The constitution of Michigan (IV., 24) provides that "the legislature may authorize the employment

of a chaplain for the State prison;" and then immediately adds that "no money shall be appropriated for the payment of any religious services in either house of the legislature." Here we have a prohibition and a permission in direct juxtaposition and seeming contrast-the one asserting in a specific application the American principle that the public money shall not be used to defray the expenses of religious services, and the other providing for an exception to this principle in the case of prison convicts. The reason for the exception must be sought in the particular condition of those in whose behalf it is made; and in this view of the case the exception proves the rule. The State virtually affirms the rule in limiting the exception to a single and small class of persons. The limitation is an indirect mode of such affirmation.

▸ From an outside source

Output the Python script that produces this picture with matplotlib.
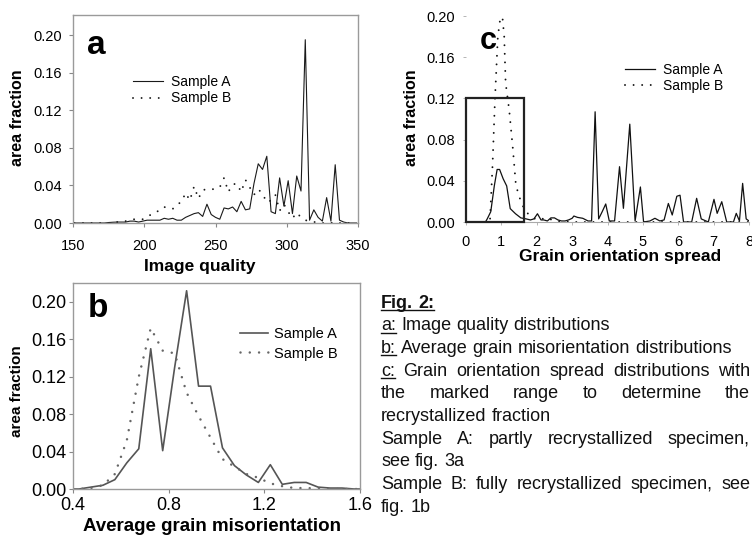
import matplotlib
matplotlib.use('Agg')
import matplotlib.pyplot as plt
from matplotlib.lines import Line2D
from matplotlib.patches import Rectangle

plt.rcParams['font.family'] = ['Liberation Sans', 'DejaVu Sans']

# ---------------- data ----------------
# (a) Image quality distributions
iq_x = [151, 154, 157, 160, 163, 166, 169, 172, 175, 178, 181, 184, 187, 190, 193, 196,
        199, 202, 205, 208, 211, 214, 217, 220, 223, 226, 229, 232, 235, 238, 241, 244,
        247, 250, 253, 256, 259, 262, 265, 268, 271, 274, 277, 280, 283, 286, 289, 292,
        295, 298, 301, 304, 307, 310, 313, 316, 319, 322, 325, 328, 331, 334, 337, 340,
        343, 346, 349]
iq_A = [0, 0, 0, 0, 0, 0, 0, 0, 0.0005, 0.0008, 0.001, 0.001, 0.001, 0.002, 0.002, 0.001,
        0.002, 0.003, 0.003, 0.003, 0.003, 0.005, 0.004, 0.005, 0.003, 0.003, 0.006, 0.008, 0.010, 0.011, 0.007, 0.020,
        0.009, 0.006, 0.004, 0.016, 0.015, 0.017, 0.012, 0.023, 0.014, 0.015, 0.042, 0.063, 0.057, 0.071, 0.012, 0.010,
        0.048, 0.018, 0.045, 0.010, 0.050, 0.034, 0.195, 0.003, 0.014, 0.006, 0.002, 0.027, 0.002, 0.062, 0.003, 0.001,
        0, 0, 0]
iq_B = [0, 0, 0, 0, 0, 0, 0, 0, 0, 0, 0.001, 0.001, 0.002, 0.003, 0.004, 0.004,
        0.004, 0.007, 0.009, 0.012, 0.013, 0.017, 0.016, 0.015, 0.020, 0.022, 0.032, 0.024, 0.039, 0.026, 0.035, 0.036,
        0.036, 0.036, 0.038, 0.048, 0.033, 0.041, 0.042, 0.033, 0.046, 0.038, 0.030, 0.036, 0.031, 0.022, 0.024, 0.030,
        0.013, 0.020, 0.012, 0.005, 0.011, 0.006, 0.003, 0.002, 0.001, 0.001, 0, 0, 0, 0.001, 0, 0,
        0, 0, 0]

# (b) Average grain misorientation distributions
mis_x = [0.40, 0.425, 0.475, 0.525, 0.575, 0.625, 0.675, 0.725, 0.775, 0.825, 0.875, 0.925, 0.975,
         1.025, 1.075, 1.125, 1.175, 1.225, 1.275, 1.325, 1.375, 1.425, 1.475, 1.525, 1.575, 1.60]
mis_A = [0, 0, 0.002, 0.004, 0.010, 0.028, 0.043, 0.150, 0.041, 0.130, 0.212, 0.110, 0.110,
         0.044, 0.025, 0.015, 0.007, 0.026, 0.005, 0.007, 0.007, 0.002, 0.001, 0.001, 0, 0]
mis_B = [0, 0, 0.001, 0.004, 0.016, 0.052, 0.120, 0.172, 0.148, 0.145, 0.103, 0.078, 0.055,
         0.032, 0.024, 0.016, 0.012, 0.006, 0.003, 0.001, 0.001, 0.0005, 0, 0, 0, 0]

# (c) Grain orientation spread distributions
gos_xA = [0.0, 0.3, 0.55, 0.6, 0.7, 0.8, 0.88, 0.95, 1.05, 1.15, 1.25, 1.4, 1.55, 1.7, 1.82, 1.92,
          2.02, 2.12, 2.2, 2.3, 2.4, 2.5, 2.6, 2.7, 2.8, 2.9, 3.0, 3.05, 3.15, 3.3, 3.45, 3.55,
          3.65, 3.75, 3.85, 3.95, 4.05, 4.2, 4.34, 4.45, 4.63, 4.78, 4.93, 5.02, 5.2, 5.34,
          5.48, 5.6, 5.72, 5.83, 5.96, 6.05, 6.15, 6.38, 6.52, 6.65, 6.85, 7.01, 7.1, 7.23,
          7.37, 7.56, 7.64, 7.73, 7.82, 7.92, 8.0]
gos_A = [0, 0, 0, 0.003, 0.010, 0.035, 0.051, 0.051, 0.042, 0.035, 0.013, 0.008, 0.004, 0.003, 0.002, 0.003,
         0.008, 0.002, 0.002, 0.001, 0.004, 0.004, 0.002, 0.001, 0.001, 0.002, 0.0036, 0.0058, 0.0045, 0.0036, 0.001, 0.001,
         0.107, 0.003, 0.010, 0.0175, 0.001, 0.001, 0.0537, 0.0133, 0.095, 0.001, 0.034, 0, 0.001, 0.0036,
         0.001, 0.002, 0.018, 0.0068, 0.025, 0.026, 0, 0, 0.023, 0.003, 0, 0.022, 0.0084, 0.0197,
         0, 0, 0.0084, 0.001, 0.0375, 0.003, 0.001]
gos_xB = [0.0, 0.6, 0.68, 0.75, 0.82, 0.9, 0.97, 1.03, 1.08, 1.12, 1.22, 1.32, 1.41, 1.5, 1.6,
          1.72, 1.87, 2.0, 2.3, 2.5, 3.0, 8.0]
gos_B = [0, 0, 0.003, 0.055, 0.120, 0.180, 0.198, 0.199, 0.180, 0.135, 0.109, 0.073, 0.036, 0.025, 0.016,
         0.009, 0.005, 0.002, 0.004, 0.001, 0, 0]
marked_range = (0.0, 1.64)
marked_top = 0.12

series_names = ['Sample A', 'Sample B']

caption_lines = [
    ([("Fig. 2:", 'bold', True)], False),
    ([("a:", 'normal', True), ("Image quality distributions", 'normal', False)], False),
    ([("b:", 'normal', True), ("Average grain misorientation distributions", 'normal', False)], False),
    ([("c:", 'normal', True), ("Grain orientation spread distributions with", 'normal', False)], True),
    ([("the marked range to determine the", 'normal', False)], True),
    ([("recrystallized fraction", 'normal', False)], False),
    ([("Sample A: partly recrystallized specimen,", 'normal', False)], True),
    ([("see fig. 3a", 'normal', False)], False),
    ([("Sample B: fully recrystallized specimen, see", 'normal', False)], True),
    ([("fig. 1b", 'normal', False)], False),
]

# ---------------- figure ----------------
W, H = 752, 538
fig = plt.figure(figsize=(W / 100, H / 100), dpi=100)


def ax_px(l, t, r, b):
    return fig.add_axes([l / W, 1 - b / H, (r - l) / W, (b - t) / H])


FRAME = '#9a9a9a'
DOT_AC = (0, (0.01, 4.4))
DOT_B = (0, (0.01, 3.7))

# ---- panel a ----
axa = ax_px(73, 15, 358, 223)
axa.plot(iq_x, iq_A, color='#1a1a1a', lw=0.8, label=series_names[0])
axa.plot(iq_x, iq_B, color='#1a1a1a', lw=1.4, ls=DOT_AC, dash_capstyle='round', label=series_names[1])
axa.set_xlim(150, 350)
axa.set_ylim(0, 0.2213)
axa.set_xticks([150, 200, 250, 300, 350])
axa.set_yticks([0, 0.04, 0.08, 0.12, 0.16, 0.20])
axa.set_yticklabels(['0.00', '0.04', '0.08', '0.12', '0.16', '0.20'])
for s in axa.spines.values():
    s.set_color(FRAME)
    s.set_linewidth(1.0)
axa.tick_params(axis='both', direction='out', length=3, width=0.8, color='#888', labelsize=10.5)
axa.tick_params(axis='x', pad=8.5)
axa.tick_params(axis='y', pad=5)
axa.set_xlabel('Image quality', fontsize=12.5, fontweight='bold', va='center')
axa.xaxis.set_label_coords(0.4456, -0.2115)
axa.set_ylabel('area fraction', fontsize=11.5, fontweight='bold', va='center')
axa.yaxis.set_label_coords(-0.193, 0.505)
axa.text(0.049, 0.8125, 'a', transform=axa.transAxes, fontsize=24, fontweight='bold',
         ha='left', va='baseline')
axa.legend(loc='center left', bbox_to_anchor=(0.2105, 0.6394), frameon=False, fontsize=10,
           handlelength=2.16, handletextpad=0.58, labelspacing=0.2, borderpad=0, borderaxespad=0)

# ---- panel b ----
axb = ax_px(73, 283, 360, 489)
axb.plot(mis_x, mis_A, color='#555555', lw=1.2, label=series_names[0])
axb.plot(mis_x, mis_B, color='#666666', lw=1.8, ls=DOT_B, dash_capstyle='round',
         label=series_names[1])
axb.set_xlim(0.4, 1.6)
axb.set_ylim(0, 0.2203)
axb.set_xticks([0.4, 0.8, 1.2, 1.6])
axb.set_xticklabels(['0.4', '0.8', '1.2', '1.6'])
axb.set_yticks([0, 0.04, 0.08, 0.12, 0.16, 0.20])
axb.set_yticklabels(['0.00', '0.04', '0.08', '0.12', '0.16', '0.20'])
for s in axb.spines.values():
    s.set_color(FRAME)
    s.set_linewidth(1.0)
axb.tick_params(axis='both', direction='out', length=3, width=0.8, color='#888', labelsize=13)
axb.tick_params(axis='x', pad=3)
axb.tick_params(axis='y', pad=1.5)
axb.set_xlabel('Average grain misorientation', fontsize=13.5, fontweight='bold', va='center')
axb.xaxis.set_label_coords(0.486, -0.184)
axb.set_ylabel('area fraction', fontsize=11, fontweight='bold', va='center')
axb.yaxis.set_label_coords(-0.195, 0.476)
axb.text(0.052, 0.835, 'b', transform=axb.transAxes, fontsize=24, fontweight='bold',
         ha='left', va='baseline')
axb.legend(loc='center left', bbox_to_anchor=(0.582, 0.704), frameon=False, fontsize=10.5,
           handlelength=1.9, handletextpad=0.41, labelspacing=0.35, borderpad=0, borderaxespad=0)

# ---- panel c ----
axc = ax_px(466, 5.7, 749, 222)
axc.plot(gos_xA, gos_A, color='#111111', lw=0.9, label=series_names[0])
axc.plot(gos_xB, gos_B, color='#111111', lw=1.4, ls=DOT_AC, dash_capstyle='round', label=series_names[1])
axc.add_patch(Rectangle((marked_range[0], 0), marked_range[1] - marked_range[0], marked_top,
                        fill=False, ec='#222222', lw=1.6, clip_on=False, zorder=3))
axc.set_xlim(0, 8)
axc.set_ylim(0, 0.21)
axc.set_xticks(list(range(0, 9)))
axc.set_yticks([0, 0.04, 0.08, 0.12, 0.16, 0.20])
axc.set_yticklabels(['0.00', '0.04', '0.08', '0.12', '0.16', '0.20'])
for k in ['left', 'top', 'right']:
    axc.spines[k].set_visible(False)
axc.spines['bottom'].set_color('#aaaaaa')
axc.spines['bottom'].set_linewidth(0.8)
axc.tick_params(axis='both', direction='out', length=2, width=0.6, color='#aaa', labelsize=10.5)
axc.tick_params(axis='x', pad=7)
axc.tick_params(axis='y', pad=6)
axc.set_xlabel('Grain orientation spread', fontsize=12.5, fontweight='bold', va='center')
axc.xaxis.set_label_coords(0.544, -0.158)
axc.set_ylabel('area fraction', fontsize=11.5, fontweight='bold', va='center')
axc.yaxis.set_label_coords(-0.191, 0.481)
axc.text(0.0495, 0.80, 'c', transform=axc.transAxes, fontsize=22, fontweight='bold',
         ha='left', va='baseline')
axc.legend(loc='center left', bbox_to_anchor=(0.562, 0.666), frameon=False, fontsize=10,
           handlelength=2.16, handletextpad=0.58, labelspacing=0.1, borderpad=0, borderaxespad=0)

# ---------------- caption (justified) ----------------
CAP_FS = 13
cap_left, cap_right = 381, 750
cap_base0, cap_step = 307.5, 22.7
fig.canvas.draw()
rend = fig.canvas.get_renderer()
space_px = CAP_FS * 0.278 * 100 / 72
for i, (segs, justify) in enumerate(caption_lines):
    y = cap_base0 + i * cap_step
    words = []
    for si, (txt, wt, ul) in enumerate(segs):
        for w in txt.split(' '):
            words.append((w, wt, ul, si))
    arts = [fig.text(0, 1 - y / H, w[0], fontsize=CAP_FS, fontweight=w[1], va='baseline',
                     ha='left', color='#111111') for w in words]
    widths = [a.get_window_extent(renderer=rend).width for a in arts]
    if justify and len(words) > 1:
        gap = (cap_right - cap_left - sum(widths)) / (len(words) - 1)
    else:
        gap = space_px
    x = cap_left
    ul_ext = {}
    for a, w, wd in zip(arts, words, widths):
        a.set_x(x / W)
        if w[2]:
            s0, _ = ul_ext.get(w[3], (x, x))
            ul_ext[w[3]] = (s0, x + wd)
        x += wd + gap
    for s0, e0 in ul_ext.values():
        fig.add_artist(Line2D([s0 / W, e0 / W], [1 - (y + 2.5) / H] * 2,
                              transform=fig.transFigure, color='#111111', lw=1.0))

fig.savefig('out.png', dpi=100)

The constitution of the same State (IV., 40) says that "no money shall be appropriated or drawn from the treasury for the benefit of any religious sect or society, theological or religious seminary, nor shall property belonging to the State be appropriated for any such purposes;" and yet, to qualify the application of the principle here asserted, it also says that "the legislature may authorize the employment of a chaplain for the State prison "-clearly implying that this is regarded as an exception to its general theory in regard to religion. Whether such an exception should be made or not is not the matter of the present inquiry.

The result reached from this survey of chaplaincies, whether national or State, is that they involve no legalization of Christianity and no purpose on the part of the civil authority to patronize the system or make it a preferred religion. They cannot, therefore, be justly cited as a precedent to sustain the theory of those who demand that the State shall become a religious propagandist in its public school system. There is no analogy between the facts that respectively mark the two cases.

The chaplain service, so far as it involves religious ministrations at the public expense, is limited to a very small class of persons, whose condition is no example of the general condition of the community; and it is on this ground solely that the service is admissible at all. The public school, on the other hand, is intended for all the families of the State, the rich and the poor alike. It is the school of the whole people, supported by all who pay taxes and extending its educational advantages to all. There is nothing in it, nothing in its purposes, and nothing in the condition of those whom it seeks to educate that constitutes a reason why the State should change or omit to apply its general policy in regard to religion. The State does not take charge of the government or support of children. It does not become a parent or assume the religious obligations of the parental office. The children are left under the custody and control of family government.